Il vescovo Ivo Muser nella sua lettera di Ferragosto (“In anima e corpo”) prende nuovamente posizione a favore della vaccinazione, che fino ad ora si è dimostrata l’unico modo efficace – oltre alle misure di protezione e distanziamento – per combattere il coronavirus o per ridurne drasticamente le conseguenze.
La lettera è dedicata alla “corporeità” che “è molto più che fisicità”.
Essa è “il corpo-vissuto, è la nostra vita nello spazio e nel tempo, la nostra sessualità, il nostro volto, la stretta di mano, il sorriso e il pianto, le nostre esperienze, gli atteggiamenti e le relazioni, il nostro agire, il nostro evolverci e la nostra inevitabile fine”. Non c’è dubbio che la pandemia ha messo a dura prova il nostro corpo e la nostra psiche.
Il vescovo, come aveva fatto anche papa Francesco (“Io credo che eticamente tutti debbano prendere il vaccino, è un’opzione etica, perché tu ti giochi la salute, la vita, ma ti giochi anche la vita di altri”), si inserisce in modo indiretto ma deciso nella querelle sulla vaccinazione. “Il Covid”, scrive, “è ancora un tema molto presente, in quanto strettamente legato alla salute, un ambito che riguarda l’intera società e quindi di carattere prioritario”.

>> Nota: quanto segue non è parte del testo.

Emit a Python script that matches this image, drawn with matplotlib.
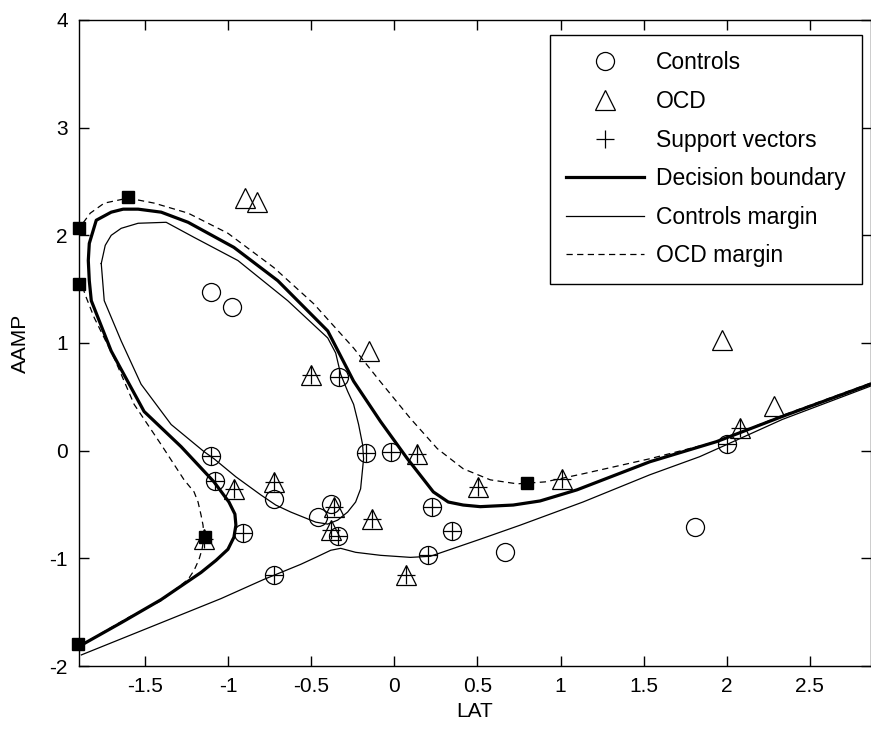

Ed ecco: “Senza dubbio la protezione della salute fisica, anche attraverso una vaccinazione, è necessaria, buona e importante – e anche espressione di responsabilità, solidarietà e rispetto”.
Vero anche che il virus ci mette “di fronte a una verità che la nostra società trova particolarmente difficile da accettare: la vita umana è e rimane vulnerabile, in pericolo, fragile e mortale – prima e dopo la pandemia”.
Riconoscere i propri limiti, i limiti della vita e della natura umana è una sorta di vaccinazione per la nostra anima e sarebbe un buon antidoto a certi atteggiamenti fanatici e negazionisti.
“Quando ricominceremo a capire che l’essere è più importante di ogni avere e di ogni cupidigia, ci avvicineremo al dono e al mistero della vita”.